• Written task: Take the lines beginning with the one that contains "Convert this chart to Plotly code." and ending with the one that contains "8.35, 8.41, 9.43, 10.17, 10.91, 10.06, 12.38, 13.86, 14.78]", and set them down exactly. Omit all pictures.

==========

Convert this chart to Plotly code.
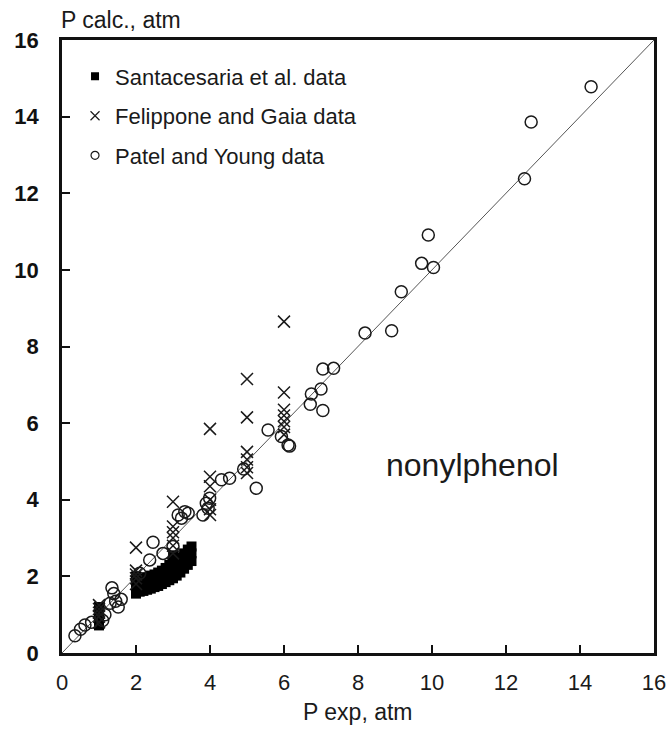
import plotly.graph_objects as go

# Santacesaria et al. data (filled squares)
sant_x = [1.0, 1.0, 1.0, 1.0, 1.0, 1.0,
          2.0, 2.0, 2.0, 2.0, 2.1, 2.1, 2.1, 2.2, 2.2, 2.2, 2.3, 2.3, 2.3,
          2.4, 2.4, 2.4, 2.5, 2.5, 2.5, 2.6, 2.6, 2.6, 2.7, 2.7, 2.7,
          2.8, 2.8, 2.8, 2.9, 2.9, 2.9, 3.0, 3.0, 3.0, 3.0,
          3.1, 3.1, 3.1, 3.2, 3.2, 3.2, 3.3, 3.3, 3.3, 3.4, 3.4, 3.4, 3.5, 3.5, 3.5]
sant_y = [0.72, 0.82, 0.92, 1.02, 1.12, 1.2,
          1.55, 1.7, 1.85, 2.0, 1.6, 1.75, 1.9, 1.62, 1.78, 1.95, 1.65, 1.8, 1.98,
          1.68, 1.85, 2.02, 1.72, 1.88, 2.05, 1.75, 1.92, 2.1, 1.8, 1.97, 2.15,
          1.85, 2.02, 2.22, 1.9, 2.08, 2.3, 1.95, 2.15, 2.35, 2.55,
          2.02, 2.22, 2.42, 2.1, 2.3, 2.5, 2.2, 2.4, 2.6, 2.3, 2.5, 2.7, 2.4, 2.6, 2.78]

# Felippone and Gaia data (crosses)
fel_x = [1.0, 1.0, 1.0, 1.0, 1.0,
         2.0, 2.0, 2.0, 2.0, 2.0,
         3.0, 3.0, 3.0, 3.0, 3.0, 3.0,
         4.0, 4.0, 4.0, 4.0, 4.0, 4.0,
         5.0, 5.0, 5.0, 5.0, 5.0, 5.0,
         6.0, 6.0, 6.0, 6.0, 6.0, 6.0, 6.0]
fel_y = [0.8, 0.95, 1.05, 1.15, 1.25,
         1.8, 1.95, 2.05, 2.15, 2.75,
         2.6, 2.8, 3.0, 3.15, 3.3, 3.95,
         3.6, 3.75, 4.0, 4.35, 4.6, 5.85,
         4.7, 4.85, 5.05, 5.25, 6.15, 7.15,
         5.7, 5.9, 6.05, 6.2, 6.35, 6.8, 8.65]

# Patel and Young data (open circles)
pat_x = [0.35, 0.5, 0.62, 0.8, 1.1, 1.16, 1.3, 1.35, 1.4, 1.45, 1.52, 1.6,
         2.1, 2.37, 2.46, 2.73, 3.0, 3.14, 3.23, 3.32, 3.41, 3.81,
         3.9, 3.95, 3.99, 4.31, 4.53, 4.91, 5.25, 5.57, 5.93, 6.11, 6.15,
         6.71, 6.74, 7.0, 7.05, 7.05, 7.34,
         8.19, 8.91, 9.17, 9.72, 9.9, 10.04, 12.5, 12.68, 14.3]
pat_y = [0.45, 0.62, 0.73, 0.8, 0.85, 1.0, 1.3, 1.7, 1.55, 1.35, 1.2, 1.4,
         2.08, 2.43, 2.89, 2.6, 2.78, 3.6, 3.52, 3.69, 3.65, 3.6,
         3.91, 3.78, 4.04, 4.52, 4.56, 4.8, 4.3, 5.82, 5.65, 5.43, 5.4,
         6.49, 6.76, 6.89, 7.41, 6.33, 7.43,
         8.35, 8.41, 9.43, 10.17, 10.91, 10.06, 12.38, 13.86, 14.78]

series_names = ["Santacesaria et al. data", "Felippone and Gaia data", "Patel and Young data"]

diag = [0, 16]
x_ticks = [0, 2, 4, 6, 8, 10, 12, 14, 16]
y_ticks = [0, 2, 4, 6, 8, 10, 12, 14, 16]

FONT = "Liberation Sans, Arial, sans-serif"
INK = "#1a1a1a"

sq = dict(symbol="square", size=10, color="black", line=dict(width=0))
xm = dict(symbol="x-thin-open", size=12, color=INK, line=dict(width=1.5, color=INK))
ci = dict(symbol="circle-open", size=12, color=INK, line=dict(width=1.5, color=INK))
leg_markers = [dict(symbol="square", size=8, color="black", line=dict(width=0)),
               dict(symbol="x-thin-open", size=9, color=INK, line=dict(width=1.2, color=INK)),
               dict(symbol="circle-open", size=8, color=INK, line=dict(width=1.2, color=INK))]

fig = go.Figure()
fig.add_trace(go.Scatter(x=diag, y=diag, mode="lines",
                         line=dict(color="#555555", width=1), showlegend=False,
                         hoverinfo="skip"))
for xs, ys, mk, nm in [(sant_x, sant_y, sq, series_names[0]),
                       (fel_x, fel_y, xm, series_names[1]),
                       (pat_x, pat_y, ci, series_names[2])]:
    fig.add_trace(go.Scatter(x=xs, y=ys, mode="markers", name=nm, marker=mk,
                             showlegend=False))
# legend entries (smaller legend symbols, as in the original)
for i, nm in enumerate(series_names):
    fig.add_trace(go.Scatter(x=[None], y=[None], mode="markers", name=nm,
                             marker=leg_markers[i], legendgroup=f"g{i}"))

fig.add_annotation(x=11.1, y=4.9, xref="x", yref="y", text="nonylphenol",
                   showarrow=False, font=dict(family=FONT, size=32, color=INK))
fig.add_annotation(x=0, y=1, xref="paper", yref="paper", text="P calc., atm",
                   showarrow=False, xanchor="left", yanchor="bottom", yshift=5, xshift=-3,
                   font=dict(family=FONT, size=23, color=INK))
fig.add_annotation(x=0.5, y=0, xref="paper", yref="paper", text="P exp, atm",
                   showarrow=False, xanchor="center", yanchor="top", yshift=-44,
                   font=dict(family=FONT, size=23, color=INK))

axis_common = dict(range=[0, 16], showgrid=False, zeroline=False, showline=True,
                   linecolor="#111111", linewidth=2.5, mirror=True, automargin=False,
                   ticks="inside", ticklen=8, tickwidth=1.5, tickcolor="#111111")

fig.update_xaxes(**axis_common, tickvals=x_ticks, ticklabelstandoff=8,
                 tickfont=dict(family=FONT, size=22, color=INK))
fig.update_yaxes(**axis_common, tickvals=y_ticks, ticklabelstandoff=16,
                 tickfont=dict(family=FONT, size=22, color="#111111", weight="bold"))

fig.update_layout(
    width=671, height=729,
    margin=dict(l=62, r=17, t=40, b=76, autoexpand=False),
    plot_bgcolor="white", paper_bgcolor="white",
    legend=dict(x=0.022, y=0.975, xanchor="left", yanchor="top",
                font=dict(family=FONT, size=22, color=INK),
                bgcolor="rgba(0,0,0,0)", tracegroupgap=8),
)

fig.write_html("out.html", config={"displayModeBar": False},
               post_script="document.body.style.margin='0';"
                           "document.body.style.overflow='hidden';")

==========

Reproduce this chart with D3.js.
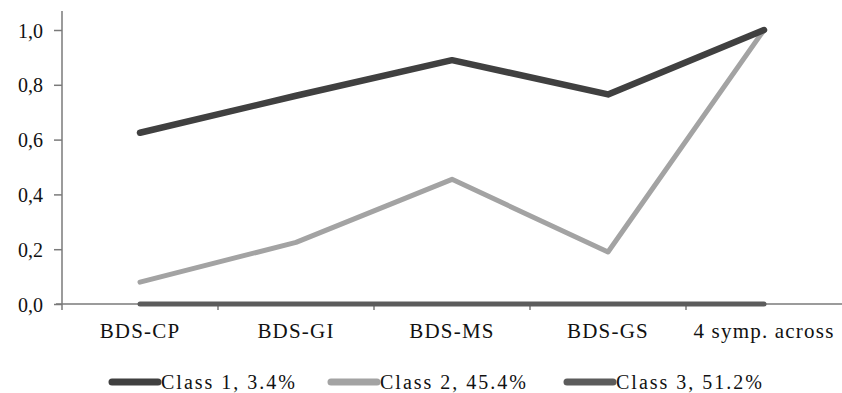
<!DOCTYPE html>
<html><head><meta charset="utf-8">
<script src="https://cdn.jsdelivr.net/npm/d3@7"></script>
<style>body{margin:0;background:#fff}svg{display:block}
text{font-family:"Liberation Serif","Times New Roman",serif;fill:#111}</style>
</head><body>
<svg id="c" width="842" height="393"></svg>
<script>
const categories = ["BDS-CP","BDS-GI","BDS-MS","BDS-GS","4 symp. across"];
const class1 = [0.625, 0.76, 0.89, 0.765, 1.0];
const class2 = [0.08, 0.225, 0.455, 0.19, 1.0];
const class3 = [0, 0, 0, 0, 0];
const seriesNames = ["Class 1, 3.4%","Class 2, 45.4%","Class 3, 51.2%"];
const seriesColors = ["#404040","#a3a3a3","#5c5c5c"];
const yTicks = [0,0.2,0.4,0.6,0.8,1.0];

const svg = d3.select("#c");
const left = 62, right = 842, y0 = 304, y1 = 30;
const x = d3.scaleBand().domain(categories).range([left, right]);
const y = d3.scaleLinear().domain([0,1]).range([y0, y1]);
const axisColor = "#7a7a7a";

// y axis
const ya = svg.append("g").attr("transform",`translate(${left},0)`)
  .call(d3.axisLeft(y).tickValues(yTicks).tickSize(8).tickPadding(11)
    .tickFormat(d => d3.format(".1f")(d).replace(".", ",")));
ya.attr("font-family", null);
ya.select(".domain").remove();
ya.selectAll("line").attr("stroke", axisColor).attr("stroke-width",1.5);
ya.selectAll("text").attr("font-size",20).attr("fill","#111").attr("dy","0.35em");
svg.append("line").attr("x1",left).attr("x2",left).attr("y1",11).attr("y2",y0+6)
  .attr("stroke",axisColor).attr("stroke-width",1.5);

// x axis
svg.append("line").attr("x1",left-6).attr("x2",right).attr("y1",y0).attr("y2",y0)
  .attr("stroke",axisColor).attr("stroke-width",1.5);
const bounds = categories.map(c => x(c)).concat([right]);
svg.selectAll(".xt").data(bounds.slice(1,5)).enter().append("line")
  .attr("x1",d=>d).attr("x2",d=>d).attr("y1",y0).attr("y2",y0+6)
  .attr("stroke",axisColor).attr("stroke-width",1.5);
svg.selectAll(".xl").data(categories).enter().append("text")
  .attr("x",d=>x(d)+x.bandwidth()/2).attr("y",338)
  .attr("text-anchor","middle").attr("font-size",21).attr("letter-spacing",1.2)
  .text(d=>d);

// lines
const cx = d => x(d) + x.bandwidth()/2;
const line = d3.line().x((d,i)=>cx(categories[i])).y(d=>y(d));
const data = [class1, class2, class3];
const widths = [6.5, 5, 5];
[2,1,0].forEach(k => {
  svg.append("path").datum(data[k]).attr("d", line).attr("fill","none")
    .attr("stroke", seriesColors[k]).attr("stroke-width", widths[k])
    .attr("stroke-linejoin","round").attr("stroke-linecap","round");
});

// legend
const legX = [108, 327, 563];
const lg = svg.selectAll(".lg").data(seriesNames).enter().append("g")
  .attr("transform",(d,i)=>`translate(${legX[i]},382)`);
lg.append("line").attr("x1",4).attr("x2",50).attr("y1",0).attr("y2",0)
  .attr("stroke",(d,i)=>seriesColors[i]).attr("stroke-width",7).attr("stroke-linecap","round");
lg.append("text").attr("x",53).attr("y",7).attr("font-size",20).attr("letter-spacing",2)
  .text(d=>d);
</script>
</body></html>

==========

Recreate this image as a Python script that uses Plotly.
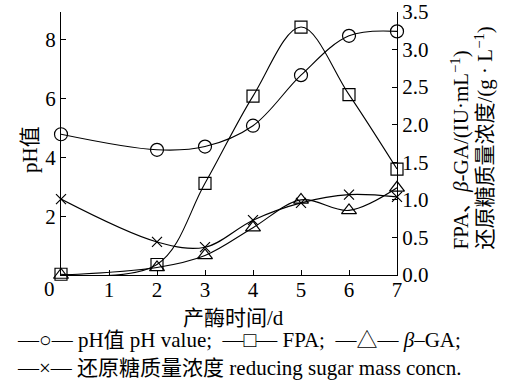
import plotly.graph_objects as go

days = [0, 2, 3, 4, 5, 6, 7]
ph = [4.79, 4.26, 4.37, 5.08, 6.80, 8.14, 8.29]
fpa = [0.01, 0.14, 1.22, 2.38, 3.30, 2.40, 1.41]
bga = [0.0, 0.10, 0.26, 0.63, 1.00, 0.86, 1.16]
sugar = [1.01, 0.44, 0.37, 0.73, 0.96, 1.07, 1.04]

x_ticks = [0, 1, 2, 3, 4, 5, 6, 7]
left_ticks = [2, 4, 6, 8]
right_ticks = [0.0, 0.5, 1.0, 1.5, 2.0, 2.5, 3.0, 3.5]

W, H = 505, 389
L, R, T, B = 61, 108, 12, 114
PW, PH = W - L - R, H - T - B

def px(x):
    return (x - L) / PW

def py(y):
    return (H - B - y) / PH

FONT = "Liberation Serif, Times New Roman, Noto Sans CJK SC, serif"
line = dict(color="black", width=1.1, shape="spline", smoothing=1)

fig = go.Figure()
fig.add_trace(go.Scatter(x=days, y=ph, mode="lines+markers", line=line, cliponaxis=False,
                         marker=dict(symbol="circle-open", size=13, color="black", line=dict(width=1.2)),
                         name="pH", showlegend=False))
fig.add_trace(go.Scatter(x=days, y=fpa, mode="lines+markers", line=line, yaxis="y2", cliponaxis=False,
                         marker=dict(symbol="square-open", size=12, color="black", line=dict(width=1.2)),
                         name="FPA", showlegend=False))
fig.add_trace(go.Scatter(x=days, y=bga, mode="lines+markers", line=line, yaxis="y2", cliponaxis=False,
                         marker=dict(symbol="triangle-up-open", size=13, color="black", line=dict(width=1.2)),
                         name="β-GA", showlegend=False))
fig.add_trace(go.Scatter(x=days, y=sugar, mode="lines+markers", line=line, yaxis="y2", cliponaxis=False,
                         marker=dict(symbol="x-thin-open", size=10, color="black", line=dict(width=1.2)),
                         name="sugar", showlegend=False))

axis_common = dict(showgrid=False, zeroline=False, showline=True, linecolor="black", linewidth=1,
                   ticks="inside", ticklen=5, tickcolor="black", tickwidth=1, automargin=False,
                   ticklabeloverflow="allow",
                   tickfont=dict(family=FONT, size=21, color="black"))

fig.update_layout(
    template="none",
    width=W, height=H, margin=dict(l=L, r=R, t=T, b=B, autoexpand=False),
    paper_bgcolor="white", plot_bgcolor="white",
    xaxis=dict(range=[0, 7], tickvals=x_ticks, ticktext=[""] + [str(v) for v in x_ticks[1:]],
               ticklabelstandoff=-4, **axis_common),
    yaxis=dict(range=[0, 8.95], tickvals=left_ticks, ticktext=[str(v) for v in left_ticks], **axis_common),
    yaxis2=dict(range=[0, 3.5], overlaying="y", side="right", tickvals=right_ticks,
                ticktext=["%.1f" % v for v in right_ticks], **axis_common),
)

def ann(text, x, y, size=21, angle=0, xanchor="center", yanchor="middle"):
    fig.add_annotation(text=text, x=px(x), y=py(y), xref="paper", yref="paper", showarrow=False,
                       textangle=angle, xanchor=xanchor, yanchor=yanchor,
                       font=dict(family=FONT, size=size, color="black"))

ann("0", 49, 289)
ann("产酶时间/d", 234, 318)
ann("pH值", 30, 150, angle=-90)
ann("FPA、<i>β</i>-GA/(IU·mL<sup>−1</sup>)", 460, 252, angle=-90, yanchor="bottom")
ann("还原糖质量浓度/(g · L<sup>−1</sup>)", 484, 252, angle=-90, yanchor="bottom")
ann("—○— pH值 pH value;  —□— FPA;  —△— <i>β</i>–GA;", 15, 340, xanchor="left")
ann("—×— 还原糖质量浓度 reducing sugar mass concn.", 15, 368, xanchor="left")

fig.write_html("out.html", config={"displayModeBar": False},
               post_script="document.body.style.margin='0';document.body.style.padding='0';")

==========

• Task answer:
Convert this chart to Plotly code.
import plotly.graph_objects as go

# Santacesaria et al. data (filled squares)
sant_x = [1.0, 1.0, 1.0, 1.0, 1.0, 1.0,
          2.0, 2.0, 2.0, 2.0, 2.1, 2.1, 2.1, 2.2, 2.2, 2.2, 2.3, 2.3, 2.3,
          2.4, 2.4, 2.4, 2.5, 2.5, 2.5, 2.6, 2.6, 2.6, 2.7, 2.7, 2.7,
          2.8, 2.8, 2.8, 2.9, 2.9, 2.9, 3.0, 3.0, 3.0, 3.0,
          3.1, 3.1, 3.1, 3.2, 3.2, 3.2, 3.3, 3.3, 3.3, 3.4, 3.4, 3.4, 3.5, 3.5, 3.5]
sant_y = [0.72, 0.82, 0.92, 1.02, 1.12, 1.2,
          1.55, 1.7, 1.85, 2.0, 1.6, 1.75, 1.9, 1.62, 1.78, 1.95, 1.65, 1.8, 1.98,
          1.68, 1.85, 2.02, 1.72, 1.88, 2.05, 1.75, 1.92, 2.1, 1.8, 1.97, 2.15,
          1.85, 2.02, 2.22, 1.9, 2.08, 2.3, 1.95, 2.15, 2.35, 2.55,
          2.02, 2.22, 2.42, 2.1, 2.3, 2.5, 2.2, 2.4, 2.6, 2.3, 2.5, 2.7, 2.4, 2.6, 2.78]

# Felippone and Gaia data (crosses)
fel_x = [1.0, 1.0, 1.0, 1.0, 1.0,
         2.0, 2.0, 2.0, 2.0, 2.0,
         3.0, 3.0, 3.0, 3.0, 3.0, 3.0,
         4.0, 4.0, 4.0, 4.0, 4.0, 4.0,
         5.0, 5.0, 5.0, 5.0, 5.0, 5.0,
         6.0, 6.0, 6.0, 6.0, 6.0, 6.0, 6.0]
fel_y = [0.8, 0.95, 1.05, 1.15, 1.25,
         1.8, 1.95, 2.05, 2.15, 2.75,
         2.6, 2.8, 3.0, 3.15, 3.3, 3.95,
         3.6, 3.75, 4.0, 4.35, 4.6, 5.85,
         4.7, 4.85, 5.05, 5.25, 6.15, 7.15,
         5.7, 5.9, 6.05, 6.2, 6.35, 6.8, 8.65]

# Patel and Young data (open circles)
pat_x = [0.35, 0.5, 0.62, 0.8, 1.1, 1.16, 1.3, 1.35, 1.4, 1.45, 1.52, 1.6,
         2.1, 2.37, 2.46, 2.73, 3.0, 3.14, 3.23, 3.32, 3.41, 3.81,
         3.9, 3.95, 3.99, 4.31, 4.53, 4.91, 5.25, 5.57, 5.93, 6.11, 6.15,
         6.71, 6.74, 7.0, 7.05, 7.05, 7.34,
         8.19, 8.91, 9.17, 9.72, 9.9, 10.04, 12.5, 12.68, 14.3]
pat_y = [0.45, 0.62, 0.73, 0.8, 0.85, 1.0, 1.3, 1.7, 1.55, 1.35, 1.2, 1.4,
         2.08, 2.43, 2.89, 2.6, 2.78, 3.6, 3.52, 3.69, 3.65, 3.6,
         3.91, 3.78, 4.04, 4.52, 4.56, 4.8, 4.3, 5.82, 5.65, 5.43, 5.4,
         6.49, 6.76, 6.89, 7.41, 6.33, 7.43,
         8.35, 8.41, 9.43, 10.17, 10.91, 10.06, 12.38, 13.86, 14.78]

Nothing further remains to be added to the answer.